Extend asset lifespans

Operators facing aging infrastructure, supply constraints, and tight labor markets are increasingly focused on extracting more value from existing assets to improve performance and delay costly replacements. Instead of investing heavily in new infrastructure, firms are deploying maintenance and predictive optimization approaches to raise asset utilization and profitability. Heathrow Airport partnered with Vanderlande to install sensors enabling predictive maintenance, which is reducing baggage-system downtime by about 25 percent and potentially extending equipment lifespans.67 Investors are capitalizing on this trend: Macquarie’s recent acquisition of the operations and maintenance specialist ZITON underscores a strategic push to extend the service life of offshore wind farms, converting asset life extension into a profitable, recurring revenue stream.68

Conclusion

An ever more interconnected world demands a shift in mindsets about the infrastructure that enables society to function. With an expanded understanding of what infrastructure comprises, stakeholders including government, investors, and operators can take decisive action to meet the challenges and opportunities emerging from this complex, competitive infrastructure moment.
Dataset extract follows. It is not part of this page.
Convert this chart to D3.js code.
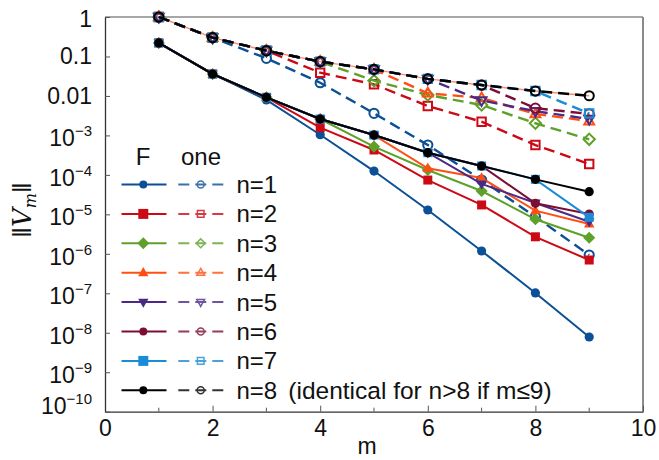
<!DOCTYPE html>
<html>
<head>
<meta charset="utf-8">
<script src="https://cdn.jsdelivr.net/npm/d3@7/dist/d3.min.js"></script>
<style>
  html, body { margin: 0; padding: 0; background: #fff; }
  svg { display: block; font-family: "Liberation Sans", Arial, Helvetica, sans-serif; }
</style>
</head>
<body>
<svg id="chart" width="659" height="460"></svg>
<script>
// ---- data ----
const mVals = [1, 2, 3, 4, 5, 6, 7, 8, 9];
const seriesNames = ["n=1", "n=2", "n=3", "n=4", "n=5", "n=6", "n=7", "n=8"];

const F_n1 = [0.22, 0.036, 7.9e-3, 1.04e-3, 1.25e-4, 1.29e-5, 1.18e-6, 1.02e-7, 7.8e-9];
const F_n2 = [0.22, 0.036, 9.2e-3, 1.57e-3, 4.27e-4, 7.4e-5, 1.73e-5, 2.7e-6, 6.97e-7];
const F_n3 = [0.22, 0.036, 9.2e-3, 2.6e-3, 5.2e-4, 1.33e-4, 3.9e-5, 7.5e-6, 2.56e-6];
const F_n4 = [0.22, 0.036, 9.2e-3, 2.6e-3, 1.02e-3, 1.47e-4, 8.3e-5, 1.24e-5, 5.7e-6];
const F_n5 = [0.22, 0.036, 9.2e-3, 2.6e-3, 1.02e-3, 3.65e-4, 5.9e-5, 1.94e-5, 6.5e-6];
const F_n6 = [0.22, 0.036, 9.2e-3, 2.6e-3, 1.02e-3, 3.65e-4, 1.68e-4, 1.9e-5, 1.02e-5];
const F_n7 = [0.22, 0.036, 9.2e-3, 2.6e-3, 1.02e-3, 3.65e-4, 1.68e-4, 7.7e-5, 8.4e-6];
const F_n8 = [0.22, 0.036, 9.2e-3, 2.6e-3, 1.02e-3, 3.65e-4, 1.68e-4, 7.7e-5, 3.75e-5];

const one_n1 = [1, 0.30, 0.090, 0.0216, 3.63e-3, 5.7e-4, 7.4e-5, 8.7e-6, 9.3e-7];
const one_n2 = [1, 0.30, 0.14, 0.0388, 0.0197, 5.56e-3, 2.22e-3, 5.7e-4, 1.89e-4];
const one_n3 = [1, 0.30, 0.14, 0.074, 0.0243, 0.0106, 5.9e-3, 2.03e-3, 7.96e-4];
const one_n4 = [1, 0.30, 0.14, 0.074, 0.047, 0.0117, 8.9e-3, 3.5e-3, 2.3e-3];
const one_n5 = [1, 0.30, 0.14, 0.074, 0.047, 0.027, 7.7e-3, 4.1e-3, 2.6e-3];
const one_n6 = [1, 0.30, 0.14, 0.074, 0.047, 0.027, 0.0189, 4.9e-3, 3.5e-3];
const one_n7 = [1, 0.30, 0.14, 0.074, 0.047, 0.027, 0.0189, 0.0133, 3.6e-3];
const one_n8 = [1, 0.30, 0.14, 0.074, 0.047, 0.027, 0.0189, 0.0133, 0.0101];

const xTicks = [0, 2, 4, 6, 8, 10];
const xMinorTicks = [1, 3, 5, 7, 9];
const yTicks = [1, 0.1, 0.01, 1e-3, 1e-4, 1e-5, 1e-6, 1e-7, 1e-8, 1e-9, 1e-10];
const yTickLabels = ["1", "0.1", "0.01", "10|−3", "10|−4", "10|−5", "10|−6", "10|−7", "10|−8", "10|−9", "10|−10"];
const noteText = "(identical for n>8 if m\u22649)";

// ---- styling ----
const colors = ["#0b4f96", "#cc0a16", "#5ea12a", "#ff4e14", "#4a2a86", "#7c0d33", "#1a8bd6", "#000000"];
const shapes = ["circle", "square", "diamond", "tri", "tridown", "circle", "square", "circle"];
const Fdata = [F_n1, F_n2, F_n3, F_n4, F_n5, F_n6, F_n7, F_n8];
const oneData = [one_n1, one_n2, one_n3, one_n4, one_n5, one_n6, one_n7, one_n8];

const svg = d3.select("#chart");
const x = d3.scaleLinear().domain([0, 10]).range([105, 643]);
const y = d3.scaleLog().domain([1e-10, 1]).range([411.7, 17]);

function markerPath(type, s) {
  switch (type) {
    case "circle": return `M${s},0A${s},${s} 0 1,1 ${-s},0A${s},${s} 0 1,1 ${s},0Z`;
    case "square": return `M${-s},${-s}H${s}V${s}H${-s}Z`;
    case "diamond": { const d = s * 1.35; return `M0,${-d}L${d},0L0,${d}L${-d},0Z`; }
    case "tri": { const t = s * 1.3; return `M0,${-t}L${t * 0.9},${t * 0.6}L${-t * 0.9},${t * 0.6}Z`; }
    case "tridown": { const t = s * 1.3; return `M0,${t}L${t * 0.9},${-t * 0.6}L${-t * 0.9},${-t * 0.6}Z`; }
  }
}

// ---- frame ----
const fr = svg.append("g");
fr.append("line").attr("x1", x(0)).attr("x2", x(10)).attr("y1", y(1)).attr("y2", y(1))
  .attr("stroke", "#8a8a8a").attr("stroke-width", 1.5);
fr.append("line").attr("x1", x(10)).attr("x2", x(10)).attr("y1", y(1)).attr("y2", y(1e-10))
  .attr("stroke", "#8a8a8a").attr("stroke-width", 2);

// ---- axes ----
const xAxis = d3.axisBottom(x).tickValues(xTicks).tickSizeInner(-6).tickSizeOuter(0).tickPadding(8).tickFormat(d3.format("d"));
const gx = svg.append("g").attr("transform", `translate(0,${y(1e-10)})`).call(xAxis);
gx.select(".domain").attr("stroke", "#333").attr("stroke-width", 1.3);
gx.selectAll(".tick line").attr("stroke", "#555");
gx.selectAll(".tick text").attr("font-size", 23).attr("fill", "#111").attr("font-family", "Liberation Sans, Arial, sans-serif");
gx.selectAll(".minor").data(xMinorTicks).enter().append("line")
  .attr("x1", d => x(d)).attr("x2", d => x(d)).attr("y1", 0).attr("y2", -4).attr("stroke", "#555");

const yAxis = d3.axisLeft(y).tickValues(yTicks).tickSizeInner(-5).tickSizeOuter(0).tickFormat("");
const gy = svg.append("g").attr("transform", `translate(${x(0)},0)`).call(yAxis);
gy.select(".domain").attr("stroke", "#333").attr("stroke-width", 1.3);
gy.selectAll(".tick line").attr("stroke", "#555");

// y tick labels
const yl = svg.append("g").attr("font-size", 23).attr("fill", "#111").attr("text-anchor", "end");
yTicks.forEach((v, i) => {
  const lab = yTickLabels[i];
  let yy = y(v);
  const t = yl.append("text").attr("x", 92);
  if (lab.includes("|")) {
    const [base, exp] = lab.split("|");
    let by = yy + 11;
    if (i === yTicks.length - 1) by = yy + 2;
    t.attr("y", by);
    t.append("tspan").text(base);
    t.append("tspan").attr("font-size", 15).attr("dy", -10).text(exp);
  } else {
    let by = yy + 8;
    if (i === 0) by = yy + 10;
    t.attr("y", by).text(lab);
  }
});

// axis titles
svg.append("text").attr("x", 367).attr("y", 454).attr("text-anchor", "middle")
  .attr("font-size", 23).attr("fill", "#111").text("m");
const yt = svg.append("text").attr("transform", "translate(31,210) rotate(-90)")
  .attr("text-anchor", "middle").attr("font-size", 26).attr("fill", "#111");
yt.append("tspan").text("\u2016");
yt.append("tspan").attr("font-style", "italic").attr("font-family", "DejaVu Serif, serif").text("V");
yt.append("tspan").attr("font-style", "italic").attr("font-family", "DejaVu Serif, serif").attr("font-size", 16).attr("dy", 5).text("m");
yt.append("tspan").attr("dy", -5).text("\u2016");

// ---- data lines ----
const line = d3.line().x((d, i) => x(mVals[i])).y(d => y(d));
const plot = svg.append("g");

// thin limit line (n>8 identical)
plot.append("path").attr("d", line(one_n8)).attr("fill", "none")
  .attr("stroke", "#ff8a6a").attr("stroke-width", 1.4);

for (let k = 0; k < 8; k++) {
  const c = colors[k];
  // F : solid, filled markers
  plot.append("path").attr("d", line(Fdata[k])).attr("fill", "none")
    .attr("stroke", c).attr("stroke-width", 2);
  plot.selectAll(null).data(Fdata[k]).enter().append("path")
    .attr("transform", (d, i) => `translate(${x(mVals[i])},${y(d)})`)
    .attr("d", markerPath(shapes[k], shapes[k] === "circle" ? 4.6 : 4.5))
    .attr("fill", c).attr("stroke", "none");
  // one : dashed, open markers
  plot.append("path").attr("d", line(oneData[k])).attr("fill", "none")
    .attr("stroke", c).attr("stroke-width", 2.4).attr("stroke-dasharray", "11,6");
  plot.selectAll(null).data(oneData[k]).enter().append("path")
    .attr("transform", (d, i) => `translate(${x(mVals[i])},${y(d)})`)
    .attr("d", markerPath(shapes[k], shapes[k] === "circle" ? 4.6 : 4.2))
    .attr("fill", "none").attr("stroke", c).attr("stroke-width", 2);
}

// ---- legend ----
const lg = svg.append("g");
lg.append("text").attr("x", 143).attr("y", 165).attr("text-anchor", "middle").attr("font-size", 24).attr("fill", "#111").text("F");
lg.append("text").attr("x", 201).attr("y", 165).attr("text-anchor", "middle").attr("font-size", 24).attr("fill", "#111").text("one");
const rowY = d3.scaleLinear().domain([0, 7]).range([184.5, 390.3]);
seriesNames.forEach((name, k) => {
  const ry = rowY(k), c = colors[k];
  lg.append("line").attr("x1", 121.5).attr("x2", 166.5).attr("y1", ry).attr("y2", ry)
    .attr("stroke", c).attr("stroke-width", 2);
  lg.append("path").attr("transform", `translate(143.3,${ry})`)
    .attr("d", markerPath(shapes[k], shapes[k] === "circle" ? 4 : (shapes[k] === "square" ? 5 : 4.4))).attr("fill", c);
  const og = lg.append("g").attr("opacity", 0.8);
  og.append("line").attr("x1", 178.3).attr("x2", 224).attr("y1", ry).attr("y2", ry)
    .attr("stroke", c).attr("stroke-width", 2).attr("stroke-dasharray", "11,6");
  og.append("path").attr("transform", `translate(200.7,${ry})`)
    .attr("d", markerPath(shapes[k], shapes[k] === "circle" ? 3.5 : 3.3)).attr("fill", "none")
    .attr("stroke", c).attr("stroke-width", 1.5);
  lg.append("text").attr("x", 236.5).attr("y", ry + 8.5).attr("font-size", 24).attr("fill", "#111").text(name);
});
lg.append("text").attr("x", 288.3).attr("y", rowY(7) + 8.5).attr("font-size", 24.5).attr("fill", "#111").text(noteText);
</script>
</body>
</html>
Governments should reflect on what resources to target and how to remove bottlenecks, then act accordingly. Investors have an opportunity to move beyond buy-and-hold strategies, instead managing assets more actively to unlock new possibilities. Operators and developers can embrace groundbreaking technologies and new areas of service to unlock new sources of value. Those that adapt will shape the next generation of infrastructure—and the economies that depend on it.